## MATERIAL PROVIDED
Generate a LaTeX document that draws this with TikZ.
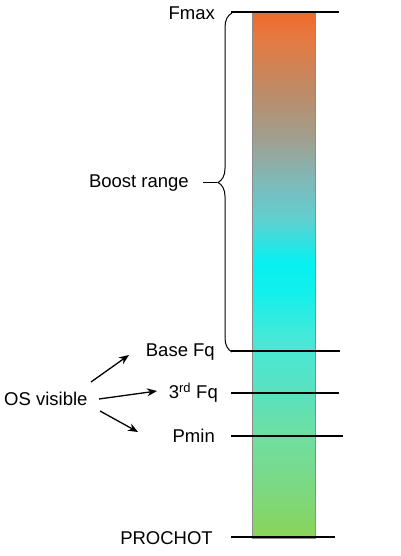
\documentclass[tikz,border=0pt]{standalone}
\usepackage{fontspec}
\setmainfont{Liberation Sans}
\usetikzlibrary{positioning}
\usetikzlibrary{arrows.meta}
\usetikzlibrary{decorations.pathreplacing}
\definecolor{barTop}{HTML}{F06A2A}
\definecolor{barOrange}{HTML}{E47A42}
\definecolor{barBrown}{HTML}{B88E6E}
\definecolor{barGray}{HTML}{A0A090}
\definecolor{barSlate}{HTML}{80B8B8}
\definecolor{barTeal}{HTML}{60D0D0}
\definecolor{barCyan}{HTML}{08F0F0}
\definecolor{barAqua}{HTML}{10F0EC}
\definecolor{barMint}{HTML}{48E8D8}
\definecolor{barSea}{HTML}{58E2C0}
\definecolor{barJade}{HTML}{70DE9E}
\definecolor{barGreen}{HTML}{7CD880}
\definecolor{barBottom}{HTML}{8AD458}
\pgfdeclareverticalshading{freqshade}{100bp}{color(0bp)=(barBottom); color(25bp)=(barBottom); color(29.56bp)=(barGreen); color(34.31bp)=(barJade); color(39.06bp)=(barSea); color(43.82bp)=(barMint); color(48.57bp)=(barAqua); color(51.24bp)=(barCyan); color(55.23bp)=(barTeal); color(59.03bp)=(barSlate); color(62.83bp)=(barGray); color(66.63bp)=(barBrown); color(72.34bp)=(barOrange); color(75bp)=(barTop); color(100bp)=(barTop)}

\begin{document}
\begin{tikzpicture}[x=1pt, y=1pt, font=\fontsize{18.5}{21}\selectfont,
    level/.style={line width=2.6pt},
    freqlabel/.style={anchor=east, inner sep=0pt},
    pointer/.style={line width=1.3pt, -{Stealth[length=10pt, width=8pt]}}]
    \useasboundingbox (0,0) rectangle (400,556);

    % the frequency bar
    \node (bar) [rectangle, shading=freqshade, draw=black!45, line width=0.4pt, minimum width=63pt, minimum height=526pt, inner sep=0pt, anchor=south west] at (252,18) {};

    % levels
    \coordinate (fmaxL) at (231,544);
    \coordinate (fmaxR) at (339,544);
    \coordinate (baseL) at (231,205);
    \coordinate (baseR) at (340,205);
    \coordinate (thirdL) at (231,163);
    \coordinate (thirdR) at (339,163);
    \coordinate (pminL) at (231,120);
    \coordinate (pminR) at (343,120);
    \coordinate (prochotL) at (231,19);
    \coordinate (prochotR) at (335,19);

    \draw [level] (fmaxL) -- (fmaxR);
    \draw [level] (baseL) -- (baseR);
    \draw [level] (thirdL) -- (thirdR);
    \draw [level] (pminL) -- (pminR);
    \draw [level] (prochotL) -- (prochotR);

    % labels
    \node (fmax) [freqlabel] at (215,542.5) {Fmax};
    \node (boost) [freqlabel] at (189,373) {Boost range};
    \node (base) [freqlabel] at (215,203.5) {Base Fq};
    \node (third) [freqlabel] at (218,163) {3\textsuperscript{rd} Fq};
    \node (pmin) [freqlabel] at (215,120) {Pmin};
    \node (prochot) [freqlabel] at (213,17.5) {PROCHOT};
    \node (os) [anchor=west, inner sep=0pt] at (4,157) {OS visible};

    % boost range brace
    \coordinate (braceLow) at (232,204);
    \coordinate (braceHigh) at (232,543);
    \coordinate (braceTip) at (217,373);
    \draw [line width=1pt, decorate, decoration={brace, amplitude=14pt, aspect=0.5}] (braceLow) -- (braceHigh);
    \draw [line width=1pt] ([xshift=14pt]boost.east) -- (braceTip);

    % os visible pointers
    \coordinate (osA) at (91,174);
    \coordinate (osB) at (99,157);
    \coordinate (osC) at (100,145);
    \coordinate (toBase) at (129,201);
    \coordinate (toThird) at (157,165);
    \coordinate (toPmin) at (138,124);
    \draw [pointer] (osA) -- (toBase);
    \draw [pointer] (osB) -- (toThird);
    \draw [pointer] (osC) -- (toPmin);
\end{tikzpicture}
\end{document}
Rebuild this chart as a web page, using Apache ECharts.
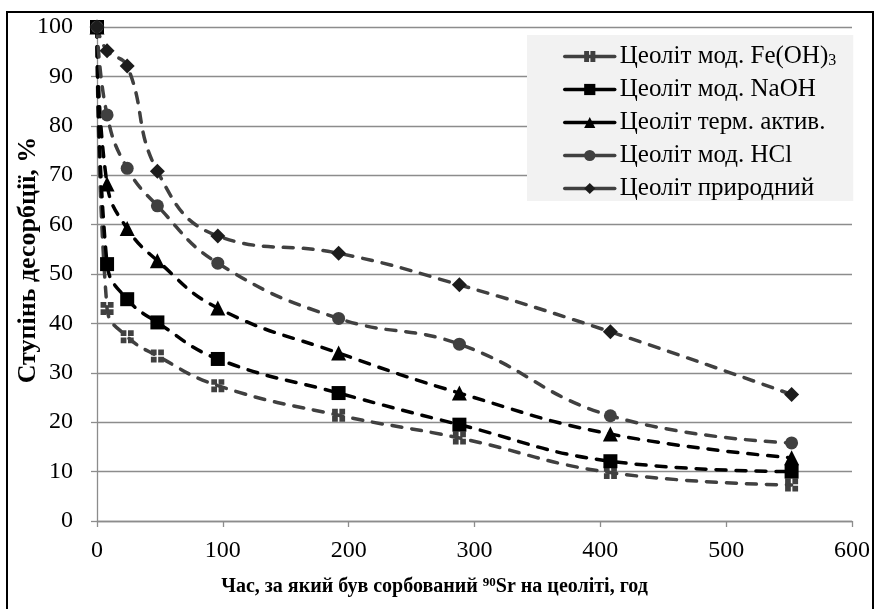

## PROBLEM
Omitting all pictures, restate exactly the lines of the material from its start through the line that contains "(0,0) rectangle (400,556);".

## SOLUTION FOR THIS PROBLEM
Generate a LaTeX document that draws this with TikZ.
\documentclass[tikz,border=0pt]{standalone}
\usepackage{fontspec}
\setmainfont{Liberation Sans}
\usetikzlibrary{positioning}
\usetikzlibrary{arrows.meta}
\usetikzlibrary{decorations.pathreplacing}
\definecolor{barTop}{HTML}{F06A2A}
\definecolor{barOrange}{HTML}{E47A42}
\definecolor{barBrown}{HTML}{B88E6E}
\definecolor{barGray}{HTML}{A0A090}
\definecolor{barSlate}{HTML}{80B8B8}
\definecolor{barTeal}{HTML}{60D0D0}
\definecolor{barCyan}{HTML}{08F0F0}
\definecolor{barAqua}{HTML}{10F0EC}
\definecolor{barMint}{HTML}{48E8D8}
\definecolor{barSea}{HTML}{58E2C0}
\definecolor{barJade}{HTML}{70DE9E}
\definecolor{barGreen}{HTML}{7CD880}
\definecolor{barBottom}{HTML}{8AD458}
\pgfdeclareverticalshading{freqshade}{100bp}{color(0bp)=(barBottom); color(25bp)=(barBottom); color(29.56bp)=(barGreen); color(34.31bp)=(barJade); color(39.06bp)=(barSea); color(43.82bp)=(barMint); color(48.57bp)=(barAqua); color(51.24bp)=(barCyan); color(55.23bp)=(barTeal); color(59.03bp)=(barSlate); color(62.83bp)=(barGray); color(66.63bp)=(barBrown); color(72.34bp)=(barOrange); color(75bp)=(barTop); color(100bp)=(barTop)}

\begin{document}
\begin{tikzpicture}[x=1pt, y=1pt, font=\fontsize{18.5}{21}\selectfont,
    level/.style={line width=2.6pt},
    freqlabel/.style={anchor=east, inner sep=0pt},
    pointer/.style={line width=1.3pt, -{Stealth[length=10pt, width=8pt]}}]
    \useasboundingbox (0,0) rectangle (400,556);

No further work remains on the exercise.